■ Task to complete
Restate the data below word for word. Skip any images it contains.
============
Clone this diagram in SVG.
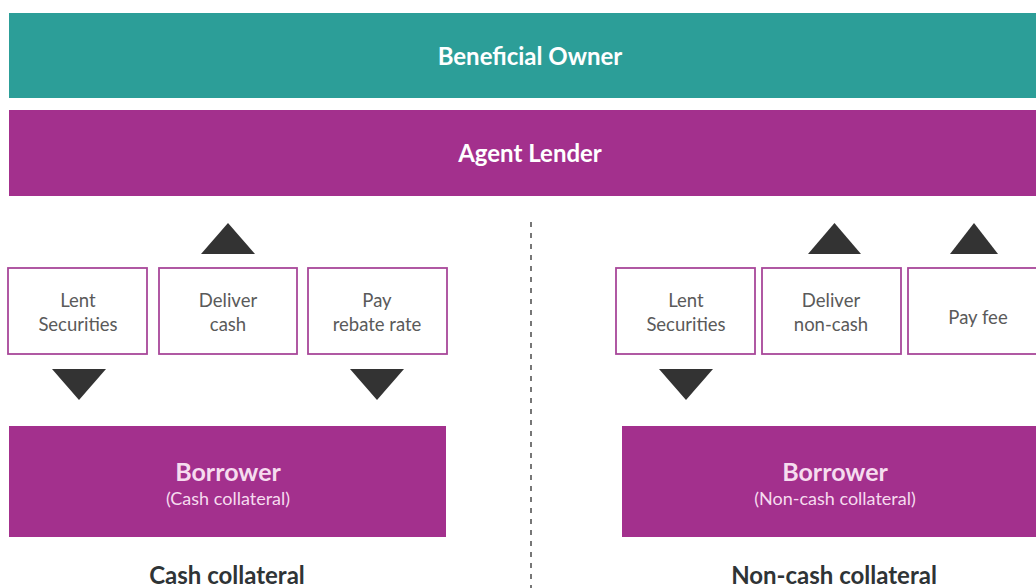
<svg xmlns="http://www.w3.org/2000/svg" width="1036" height="588" viewBox="0 0 1036 588">
<style>
.bar-t{fill:#2c9e98}
.bar-p{fill:#a3308d}
.hdr{font-family:Lato,"Liberation Sans",sans-serif;font-size:24px;font-weight:bold;fill:#ffffff;text-anchor:middle}
.box{fill:#ffffff;stroke:#a8479a;stroke-width:1.8}
.bt{font-family:Lato,"Liberation Sans",sans-serif;font-size:18.5px;fill:#5a5a5a;text-anchor:middle}
.tri{fill:#333333}
.bor{font-family:Lato,"Liberation Sans",sans-serif;font-size:25px;font-weight:bold;fill:#f6dcef;text-anchor:middle}
.bors{font-family:Lato,"Liberation Sans",sans-serif;font-size:18px;fill:#f6dcef;text-anchor:middle}
.cap{font-family:Lato,"Liberation Sans",sans-serif;font-size:24px;font-weight:bold;fill:#2f3436;text-anchor:middle}
</style>
<rect width="1036" height="588" fill="#ffffff"/>
<g id="beneficial-owner">
<rect class="bar-t" x="9" y="13" width="1027" height="85"/>
<text class="hdr" x="530" y="65">Beneficial Owner</text>
</g>
<g id="agent-lender">
<rect class="bar-p" x="9" y="110" width="1027" height="86"/>
<text class="hdr" x="530" y="162">Agent Lender</text>
</g>
<g id="divider">
<line x1="531" y1="222" x2="531" y2="588" stroke="#555555" stroke-width="1.6" stroke-dasharray="5,6"/>
</g>
<g id="left-lent">
<rect class="box" x="8" y="268" width="139" height="86"/>
<text class="bt" x="78" y="307">Lent</text>
<text class="bt" x="78" y="331">Securities</text>
</g>
<g id="left-deliver">
<rect class="box" x="159" y="268" width="138" height="86"/>
<text class="bt" x="228" y="307">Deliver</text>
<text class="bt" x="228" y="331">cash</text>
</g>
<g id="left-pay">
<rect class="box" x="308" y="268" width="139" height="86"/>
<text class="bt" x="377" y="307">Pay</text>
<text class="bt" x="377" y="331">rebate rate</text>
</g>
<g id="right-lent">
<rect class="box" x="616" y="268" width="139" height="86"/>
<text class="bt" x="686" y="307">Lent</text>
<text class="bt" x="686" y="331">Securities</text>
</g>
<g id="right-deliver">
<rect class="box" x="762" y="268" width="139" height="86"/>
<text class="bt" x="831" y="307">Deliver</text>
<text class="bt" x="831" y="331">non-cash</text>
</g>
<g id="right-pay">
<rect class="box" x="908" y="268" width="140" height="86"/>
<text class="bt" x="978" y="324">Pay fee</text>
</g>
<g id="connectors">
<polygon class="tri" points="201,254 255,254 228,223"/>
<polygon class="tri" points="52,369 106,369 79,400"/>
<polygon class="tri" points="350,369 404,369 377,400"/>
<polygon class="tri" points="808,254 861,254 834.5,223"/>
<polygon class="tri" points="950,254 998,254 974,223"/>
<polygon class="tri" points="659,369 713,369 686,400"/>
</g>
<g id="borrower-cash">
<rect class="bar-p" x="9" y="426" width="437" height="111"/>
<text class="bor" x="228" y="481">Borrower</text>
<text class="bors" x="228" y="505">(Cash collateral)</text>
</g>
<g id="borrower-noncash">
<rect class="bar-p" x="622" y="426" width="414" height="111"/>
<text class="bor" x="835" y="481">Borrower</text>
<text class="bors" x="835" y="505">(Non-cash collateral)</text>
</g>
<g id="caption-cash">
<text class="cap" x="227" y="584">Cash collateral</text>
</g>
<g id="caption-noncash">
<text class="cap" x="834" y="584">Non-cash collateral</text>
</g>
</svg>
============
■ Written solution
Clone this diagram in SVG.
<svg xmlns="http://www.w3.org/2000/svg" width="1036" height="588" viewBox="0 0 1036 588">
<style>
.bar-t{fill:#2c9e98}
.bar-p{fill:#a3308d}
.hdr{font-family:Lato,"Liberation Sans",sans-serif;font-size:24px;font-weight:bold;fill:#ffffff;text-anchor:middle}
.box{fill:#ffffff;stroke:#a8479a;stroke-width:1.8}
.bt{font-family:Lato,"Liberation Sans",sans-serif;font-size:18.5px;fill:#5a5a5a;text-anchor:middle}
.tri{fill:#333333}
.bor{font-family:Lato,"Liberation Sans",sans-serif;font-size:25px;font-weight:bold;fill:#f6dcef;text-anchor:middle}
.bors{font-family:Lato,"Liberation Sans",sans-serif;font-size:18px;fill:#f6dcef;text-anchor:middle}
.cap{font-family:Lato,"Liberation Sans",sans-serif;font-size:24px;font-weight:bold;fill:#2f3436;text-anchor:middle}
</style>
<rect width="1036" height="588" fill="#ffffff"/>
<g id="beneficial-owner">
<rect class="bar-t" x="9" y="13" width="1027" height="85"/>
<text class="hdr" x="530" y="65">Beneficial Owner</text>
</g>
<g id="agent-lender">
<rect class="bar-p" x="9" y="110" width="1027" height="86"/>
<text class="hdr" x="530" y="162">Agent Lender</text>
</g>
<g id="divider">
<line x1="531" y1="222" x2="531" y2="588" stroke="#555555" stroke-width="1.6" stroke-dasharray="5,6"/>
</g>
<g id="left-lent">
<rect class="box" x="8" y="268" width="139" height="86"/>
<text class="bt" x="78" y="307">Lent</text>
<text class="bt" x="78" y="331">Securities</text>
</g>
<g id="left-deliver">
<rect class="box" x="159" y="268" width="138" height="86"/>
<text class="bt" x="228" y="307">Deliver</text>
<text class="bt" x="228" y="331">cash</text>
</g>
<g id="left-pay">
<rect class="box" x="308" y="268" width="139" height="86"/>
<text class="bt" x="377" y="307">Pay</text>
<text class="bt" x="377" y="331">rebate rate</text>
</g>
<g id="right-lent">
<rect class="box" x="616" y="268" width="139" height="86"/>
<text class="bt" x="686" y="307">Lent</text>
<text class="bt" x="686" y="331">Securities</text>
</g>
<g id="right-deliver">
<rect class="box" x="762" y="268" width="139" height="86"/>
<text class="bt" x="831" y="307">Deliver</text>
<text class="bt" x="831" y="331">non-cash</text>
</g>
<g id="right-pay">
<rect class="box" x="908" y="268" width="140" height="86"/>
<text class="bt" x="978" y="324">Pay fee</text>
</g>
<g id="connectors">
<polygon class="tri" points="201,254 255,254 228,223"/>
<polygon class="tri" points="52,369 106,369 79,400"/>
<polygon class="tri" points="350,369 404,369 377,400"/>
<polygon class="tri" points="808,254 861,254 834.5,223"/>
<polygon class="tri" points="950,254 998,254 974,223"/>
<polygon class="tri" points="659,369 713,369 686,400"/>
</g>
<g id="borrower-cash">
<rect class="bar-p" x="9" y="426" width="437" height="111"/>
<text class="bor" x="228" y="481">Borrower</text>
<text class="bors" x="228" y="505">(Cash collateral)</text>
</g>
<g id="borrower-noncash">
<rect class="bar-p" x="622" y="426" width="414" height="111"/>
<text class="bor" x="835" y="481">Borrower</text>
<text class="bors" x="835" y="505">(Non-cash collateral)</text>
</g>
<g id="caption-cash">
<text class="cap" x="227" y="584">Cash collateral</text>
</g>
<g id="caption-noncash">
<text class="cap" x="834" y="584">Non-cash collateral</text>
</g>
</svg>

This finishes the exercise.